13 Aralık 2016 Salı

Orta Doğu’da Jeopolitik Dönüşüm ve Türkiye İçin Oluşturduğu Tehdit.., BÖLÜM 3




Orta Doğu’da Jeopolitik Dönüşüm ve Türkiye İçin Oluşturduğu Tehdit.., BÖLÜM 3


Libya: Parçalanma Sürecinde Olan Bir Ülke


Tunus’ta başlayan ayaklanma 15 Şubat 2011’de Libya’ya sıçramıştır. İlk isyan Kaddafi rejimi tarafından dışlandığı düşünülen petrol zengini Bingazi bölgesinde başlamıştır. 19 Mart’ta Fransa’nın başını çektiği Batılı güçler Libya’ya müdahale kararı almışlardır. Batı ordularının desteğini alan isyancı güçler 28 Ağustos 2011’de başkent Trablus’u ele geçirmişler ve 20 Ekim 2011’de Kaddafi infaz edilmiştir. Bu süreçte en dikkat çekici husus NATO güçlerinin El Kaide militanları ile Kaddafi’ye karşı işbirliği yapmalarıdır.[29]
Libya’da olanları anlamamız açısından İtalya Başbakanı Berlusconi’nin, 2011 Temmuzunda yaptığı açıklama büyük önem taşımaktadır. Berlusconi, Libya’da NATO uçakları Kaddafi güçlerini İtalya’nın da katkısı ile bombalarken şöyle demektedir: “Libya’da olanların bir halk ayaklanması ile ilgisi yoktur. Libya halkı Kaddafi’yi seviyordu.”…”(Ancak) güçlü adamlar yeni bir dönemi hayata geçirmek için Kaddafi’ye devirmeye karar verdiler” dedikten sonra kendisinin bu sürece destek vermesini de şöyle izah etmiştir: “Amerika’nın baskısı, Cumhurbaşkanı Georgio Napolitano’nun duruşu ve parlamentonun kararı karşısında bana nasıl bir seçim kalmıştı ki?”[30]
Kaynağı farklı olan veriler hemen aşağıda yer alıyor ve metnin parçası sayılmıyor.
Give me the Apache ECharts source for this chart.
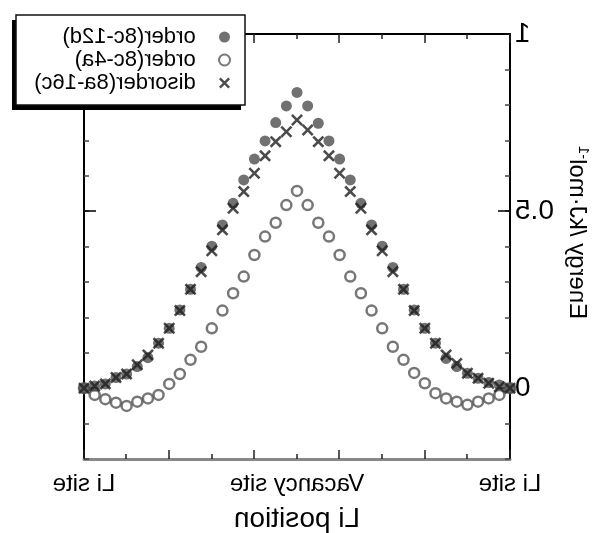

Kaddafi sonrasında Libya’da bir devlet düzeni tesis etmek mümkün olmamıştır. Bir millet bilincine ulaşmamış aşiretler coğrafyası olan Libya Batılı petrol şirketlerinin de oluşturduğu ve teşvik ettiği zemin üzerinde hızla Trablusgarp, Bingazi ve Fizan bölgeleri çerçevesinde üçe ayrılma süreci içine sürüklenmektedir. Libya halen sonu görünmeyen bir iç savaş sürecinden geçmektedir.Bu iç savaşta taraflar dört büyük gruba ayrılmışlardır.  Yeni Genel Milli Kongre Bağlıları adlı grupta       Libya Kalkan Gücü, Libya Devrimci Hücresi, Milli Muhafızlar, Amazih ve Tuareg Milisleri bulunmaktadır. Yeni Genel Milli Kongre Bağlıları, Türkiye, Katar ve Sudan tarafından desteklenmektedir. İkinci grubu Libya Meclisi Bağlıları oluşturmaktadır. Mısır, Birleşik Arap Emirlikleri ve Suudi Arabistan tarafından desteklenen bu grupta, Libya Milli Ordusu, Zintani Tugayları, Varşefana (Warshefana) ve Tubu (Toubou) Milisleri bulunmaktadır. Üçüncü grup Cihatçı Yerel Yapılardır. Bu yapılar, Bingazi Şura Konseyi Devrimcileri Bağlıları, (Ensar el Şeria, Libya Kalkanı, 17 Şubat Şehitleri Tugayı), Derne Mücahitleri Şura Konseyi, (Ensar el Şeria-Derne, Ebu Salim Şehitleri) Ajdabiya Şura Konseyi, (Ensar el Şeria) örgütleri şeklinde yapılanmışlardır. Dördüncü grup ise her geçen gün etkinli artan IŞİD’dir. IŞİD, Libya’da Barka Vilayeti, Tripoli Vilayeti ve Fezzan Vilayeti olmak üzere üç coğrafi zeminde örgütlenmiştir.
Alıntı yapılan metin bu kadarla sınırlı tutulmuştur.